There are several passages within the Old Testament which are interpreted by Christians as being prophetic of John the Baptist in this role. These include a passage in the Book of Malachi 3:1 that refers to a prophet who would prepare the way of the Lord:

 

“Behold, I will send my messenger, and he shall prepare the way before me: and the Lord, whom ye seek, shall suddenly come to his temple, even the messenger of the covenant, whom ye delight in: behold, he shall come, saith the LORD of hosts. — Malachi 3:1and also at the end of the next chapter in Malachi 4:5-6 where it says, “Behold, I will send you Elijah the prophet before the coming of the great and dreadful day of the LORD: And he shall turn the heart of the fathers to the children, and the heart of the children to their fathers, lest I come and smite the earth with a curse.”

 

The Jews of Jesus’ day expected Elijah to come before the Messiah; indeed, some modern Jews continue to await Elijah’s coming as well, as in the Cup of Elijah the Prophet in the Passover Seder. This is why the disciples ask Jesus in Matthew 17:10, ‘Why then say the scribes that Elias must first come?’ The disciples are then told by Jesus that Elijah came in the person of John the Baptist,

 

“Jesus replied, “To be sure, Elijah comes and will restore all things. But I tell you, Elijah has already come, and they did not recognize him, but have done to him everything they wished.

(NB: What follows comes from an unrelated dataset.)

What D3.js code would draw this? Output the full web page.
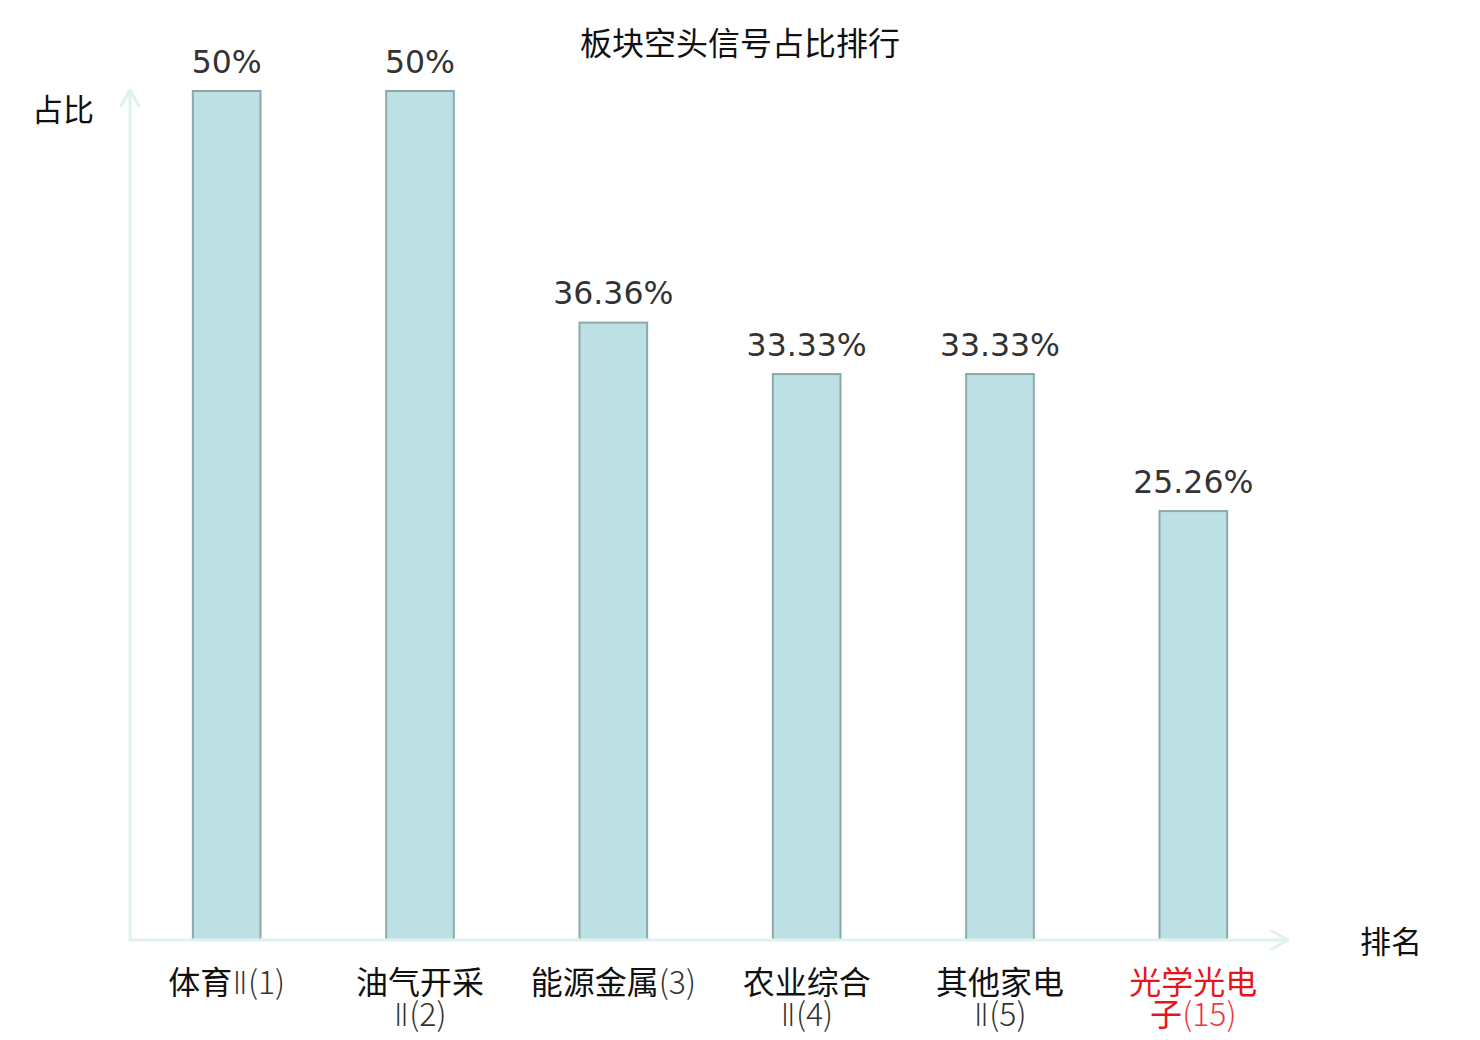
<!DOCTYPE html>
<html><head><meta charset="utf-8">
<script src="https://cdn.jsdelivr.net/npm/d3@7"></script>
<style>
html,body{margin:0;padding:0;background:#fff;}
svg{display:block;}
</style>
</head><body>
<svg id="chart" width="1480" height="1040"></svg>
<script>
const title = "板块空头信号占比排行";
const yAxisName = "占比";
const xAxisName = "排名";
const categories = ["体育Ⅱ(1)", "油气开采Ⅱ(2)", "能源金属(3)", "农业综合Ⅱ(4)", "其他家电Ⅱ(5)", "光学光电子(15)"];
const values = [50, 50, 36.36, 33.33, 33.33, 25.26];
const valueLabels = ["50%", "50%", "36.36%", "33.33%", "33.33%", "25.26%"];
const highlighted = [false, false, false, false, false, true];

(function () {
const svg = d3.select("#chart");
const mLeft = 130, mRight = 1290, mTop = 91, mBottom = 940;
const axisColor = "#dff2ef";
const cjkFont = "'Noto Sans CJK SC', sans-serif";

const x = d3.scaleBand().domain(categories).range([mLeft, mRight]).paddingInner(0.65).paddingOuter(0.325);
const y = d3.scaleLinear().domain([0, 50]).range([mBottom, mTop]);

// title
svg.append("text").attr("x", 740).attr("y", 55).attr("text-anchor", "middle")
  .attr("font-family", cjkFont).attr("font-size", 32).attr("fill", "#111")
  .text(title);

// bars
svg.append("g").selectAll("rect").data(values).join("rect")
  .attr("x", (d, i) => x(categories[i]))
  .attr("y", d => y(d))
  .attr("width", x.bandwidth())
  .attr("height", d => mBottom - y(d))
  .attr("fill", "#bce0e3")
  .attr("stroke", "#8ba9aa")
  .attr("stroke-width", 2);

// value labels
svg.append("g").selectAll("text").data(values).join("text")
  .attr("x", (d, i) => x(categories[i]) + x.bandwidth() / 2)
  .attr("y", d => y(d) - 18.5)
  .attr("text-anchor", "middle")
  .attr("font-family", "'DejaVu Sans', sans-serif").attr("font-size", 31.5).attr("fill", "#333")
  .text((d, i) => valueLabels[i]);

// axes
const axes = svg.append("g").attr("stroke", axisColor).attr("stroke-width", 3).attr("fill", "none")
  .attr("stroke-linecap", "round").attr("stroke-linejoin", "round");
axes.append("line").attr("x1", mLeft).attr("y1", mBottom).attr("x2", mLeft).attr("y2", 90);
axes.append("path").attr("d", `M${mLeft - 9},${106} L${mLeft},${90} L${mLeft + 9},${106}`);
axes.append("line").attr("x1", mLeft).attr("y1", mBottom).attr("x2", 1288).attr("y2", mBottom);
axes.append("path").attr("d", `M${1272},${mBottom - 9} L${1288},${mBottom} L${1272},${mBottom + 9}`);

// axis names
svg.append("text").attr("x", 63).attr("y", 121).attr("text-anchor", "middle")
  .attr("font-family", cjkFont).attr("font-size", 31).attr("fill", "#111").text(yAxisName);
svg.append("text").attr("x", 1391).attr("y", 953).attr("text-anchor", "middle")
  .attr("font-family", cjkFont).attr("font-size", 31).attr("fill", "#111").text(xAxisName);

// category labels: long labels break after the 4th character
function splitLabel(s) {
  const ch = Array.from(s);
  if (ch.length <= 7) return [s];
  return [ch.slice(0, 4).join(""), ch.slice(4).join("")];
}
function runs(s) {
  const out = [];
  Array.from(s).forEach(c => {
    const type = /[\u4e00-\u9fff]/.test(c) ? "han" : (c === "Ⅱ" ? "roman" : "latin");
    if (out.length && out[out.length - 1].type === type) out[out.length - 1].text += c;
    else out.push({ type, text: c });
  });
  return out;
}
const labelG = svg.append("g").attr("font-size", 32);
categories.forEach((c, i) => {
  const cx = x(c) + x.bandwidth() / 2;
  const base = highlighted[i] ? "#e8141b" : "#111";
  const light = highlighted[i] ? "#ee3a3f" : "#333";
  const t = labelG.append("text").attr("x", cx).attr("y", 994).attr("text-anchor", "middle");
  splitLabel(c).forEach((ln, k) => {
    const line = t.append("tspan").attr("x", cx).attr("y", 994 + k * 32);
    runs(ln).forEach(r => {
      const sp = line.append("tspan").text(r.text);
      if (r.type === "han") sp.attr("font-family", cjkFont).attr("fill", base);
      else if (r.type === "roman") sp.attr("font-family", "'DejaVu Sans', sans-serif").attr("font-weight", 200).attr("fill", light);
      else sp.attr("font-family", cjkFont).attr("font-weight", 300).attr("fill", light);
    });
  });
});
})();
</script>
</body></html>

In the same way the Son of Man is going to suffer at their hands.” Then the disciples understood that he was talking to them about John the Baptist”. — Matthew 17:11-13

 

“Now this was John’s testimony when the Jews of Jerusalem sent priests and Levites to ask him who he was. He did not fail to confess, but confessed freely, “I am not the Christ.” They asked him, “Then who are you? Are you Elijah?” He said, “I am not.” “Are you the Prophet?” He answered, “No.” – John 1:19-21

 

Eastern Orthodox Church: The Eastern Orthodox faithful believe that John was the last of the Old Testament prophets, thus serving as a bridge between that period of revelation and the New Covenant.